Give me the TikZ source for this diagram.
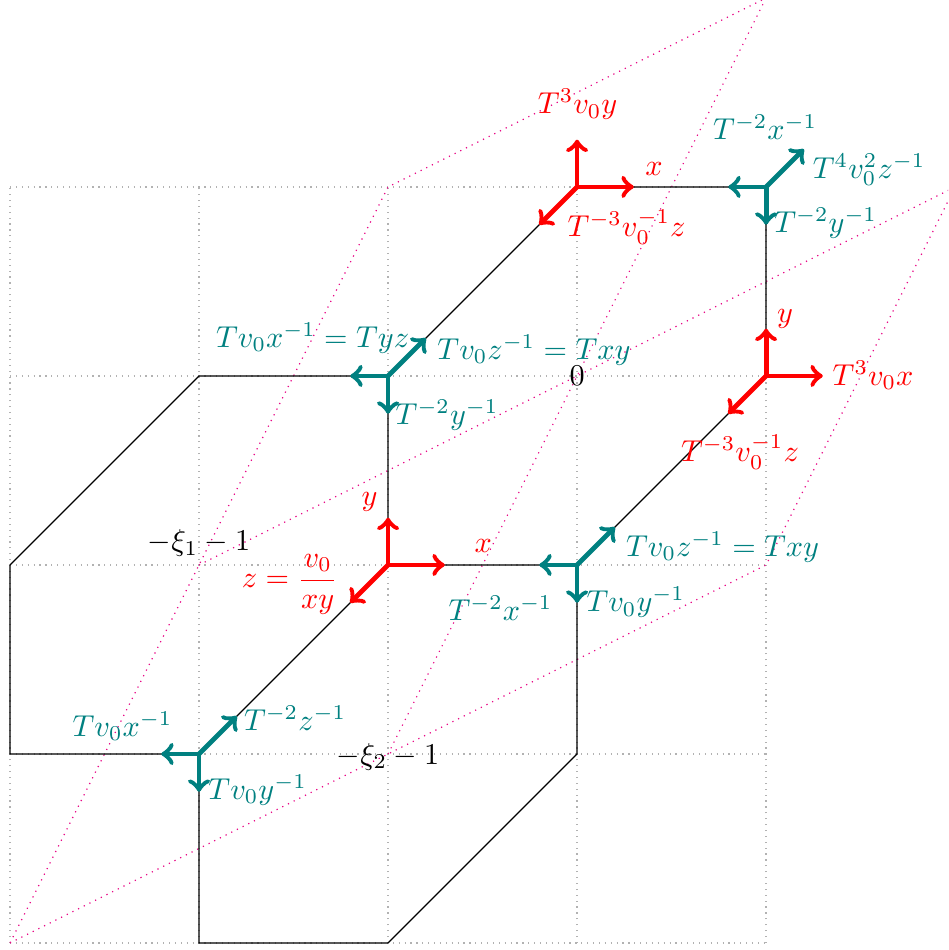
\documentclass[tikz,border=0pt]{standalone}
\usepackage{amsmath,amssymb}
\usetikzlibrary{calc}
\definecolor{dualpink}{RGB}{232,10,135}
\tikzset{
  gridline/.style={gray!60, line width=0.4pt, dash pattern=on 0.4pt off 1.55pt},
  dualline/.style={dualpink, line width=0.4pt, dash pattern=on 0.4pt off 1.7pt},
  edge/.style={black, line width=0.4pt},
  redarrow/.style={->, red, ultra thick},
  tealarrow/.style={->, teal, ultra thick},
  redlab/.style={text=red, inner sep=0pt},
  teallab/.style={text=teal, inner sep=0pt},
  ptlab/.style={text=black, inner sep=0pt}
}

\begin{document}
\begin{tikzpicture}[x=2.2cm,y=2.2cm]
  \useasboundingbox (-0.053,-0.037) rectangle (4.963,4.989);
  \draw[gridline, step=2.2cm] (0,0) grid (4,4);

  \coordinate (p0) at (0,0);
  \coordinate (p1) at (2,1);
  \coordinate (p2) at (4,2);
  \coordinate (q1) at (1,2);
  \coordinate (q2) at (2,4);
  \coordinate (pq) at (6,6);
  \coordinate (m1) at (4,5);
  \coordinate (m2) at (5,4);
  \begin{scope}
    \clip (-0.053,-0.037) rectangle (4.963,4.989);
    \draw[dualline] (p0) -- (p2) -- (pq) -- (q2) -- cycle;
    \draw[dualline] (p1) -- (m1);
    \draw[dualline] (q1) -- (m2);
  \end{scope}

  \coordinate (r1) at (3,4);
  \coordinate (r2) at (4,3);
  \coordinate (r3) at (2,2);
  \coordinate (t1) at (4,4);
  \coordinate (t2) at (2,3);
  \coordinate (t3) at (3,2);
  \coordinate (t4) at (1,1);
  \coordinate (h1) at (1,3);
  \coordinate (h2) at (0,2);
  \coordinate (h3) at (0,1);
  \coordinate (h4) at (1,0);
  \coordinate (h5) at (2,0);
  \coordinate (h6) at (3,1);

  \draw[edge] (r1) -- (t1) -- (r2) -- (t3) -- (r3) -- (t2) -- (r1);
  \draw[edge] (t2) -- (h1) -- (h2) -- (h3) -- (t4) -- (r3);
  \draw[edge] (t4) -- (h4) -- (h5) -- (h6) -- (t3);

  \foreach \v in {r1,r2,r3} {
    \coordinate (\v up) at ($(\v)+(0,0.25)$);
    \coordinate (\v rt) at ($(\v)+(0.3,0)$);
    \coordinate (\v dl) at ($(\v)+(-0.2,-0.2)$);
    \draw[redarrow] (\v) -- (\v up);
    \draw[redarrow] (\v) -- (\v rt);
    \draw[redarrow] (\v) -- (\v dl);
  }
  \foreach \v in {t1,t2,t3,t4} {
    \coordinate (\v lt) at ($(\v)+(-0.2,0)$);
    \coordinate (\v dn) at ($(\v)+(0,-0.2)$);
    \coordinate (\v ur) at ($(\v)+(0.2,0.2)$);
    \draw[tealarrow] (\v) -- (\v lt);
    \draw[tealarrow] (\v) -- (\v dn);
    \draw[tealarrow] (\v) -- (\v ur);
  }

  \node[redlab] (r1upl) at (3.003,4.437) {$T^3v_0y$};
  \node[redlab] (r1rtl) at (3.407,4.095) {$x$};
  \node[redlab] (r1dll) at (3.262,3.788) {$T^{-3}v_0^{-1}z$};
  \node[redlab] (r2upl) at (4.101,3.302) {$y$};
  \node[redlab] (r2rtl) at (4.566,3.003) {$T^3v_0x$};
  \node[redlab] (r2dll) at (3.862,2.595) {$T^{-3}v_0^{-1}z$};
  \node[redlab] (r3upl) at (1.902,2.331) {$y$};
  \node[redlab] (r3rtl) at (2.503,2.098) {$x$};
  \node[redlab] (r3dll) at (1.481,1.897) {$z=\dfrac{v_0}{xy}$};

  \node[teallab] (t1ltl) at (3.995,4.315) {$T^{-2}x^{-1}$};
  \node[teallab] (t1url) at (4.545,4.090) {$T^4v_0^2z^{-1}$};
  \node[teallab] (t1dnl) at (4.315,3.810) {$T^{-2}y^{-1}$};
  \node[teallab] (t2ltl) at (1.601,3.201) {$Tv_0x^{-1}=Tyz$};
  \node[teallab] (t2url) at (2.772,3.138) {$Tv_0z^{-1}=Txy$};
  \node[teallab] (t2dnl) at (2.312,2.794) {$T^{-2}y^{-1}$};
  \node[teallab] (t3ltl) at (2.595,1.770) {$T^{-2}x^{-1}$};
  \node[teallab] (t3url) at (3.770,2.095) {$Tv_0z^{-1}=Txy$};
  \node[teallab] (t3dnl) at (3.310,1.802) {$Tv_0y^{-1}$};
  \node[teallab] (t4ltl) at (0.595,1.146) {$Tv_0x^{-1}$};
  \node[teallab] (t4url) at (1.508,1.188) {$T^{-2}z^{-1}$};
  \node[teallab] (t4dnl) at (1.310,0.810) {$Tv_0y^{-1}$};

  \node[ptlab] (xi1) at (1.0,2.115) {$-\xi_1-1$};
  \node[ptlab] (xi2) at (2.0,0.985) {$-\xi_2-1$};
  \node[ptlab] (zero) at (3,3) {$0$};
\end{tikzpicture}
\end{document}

» Instructions for the task
Repeat the listing above exactly from its first line to the line containing "(0,0) grid (4,4);", both included, and omit the pictures.

» Response for this exercise
Give me the TikZ source for this diagram.
\documentclass[tikz,border=0pt]{standalone}
\usepackage{amsmath,amssymb}
\usetikzlibrary{calc}
\definecolor{dualpink}{RGB}{232,10,135}
\tikzset{
  gridline/.style={gray!60, line width=0.4pt, dash pattern=on 0.4pt off 1.55pt},
  dualline/.style={dualpink, line width=0.4pt, dash pattern=on 0.4pt off 1.7pt},
  edge/.style={black, line width=0.4pt},
  redarrow/.style={->, red, ultra thick},
  tealarrow/.style={->, teal, ultra thick},
  redlab/.style={text=red, inner sep=0pt},
  teallab/.style={text=teal, inner sep=0pt},
  ptlab/.style={text=black, inner sep=0pt}
}

\begin{document}
\begin{tikzpicture}[x=2.2cm,y=2.2cm]
  \useasboundingbox (-0.053,-0.037) rectangle (4.963,4.989);
  \draw[gridline, step=2.2cm] (0,0) grid (4,4);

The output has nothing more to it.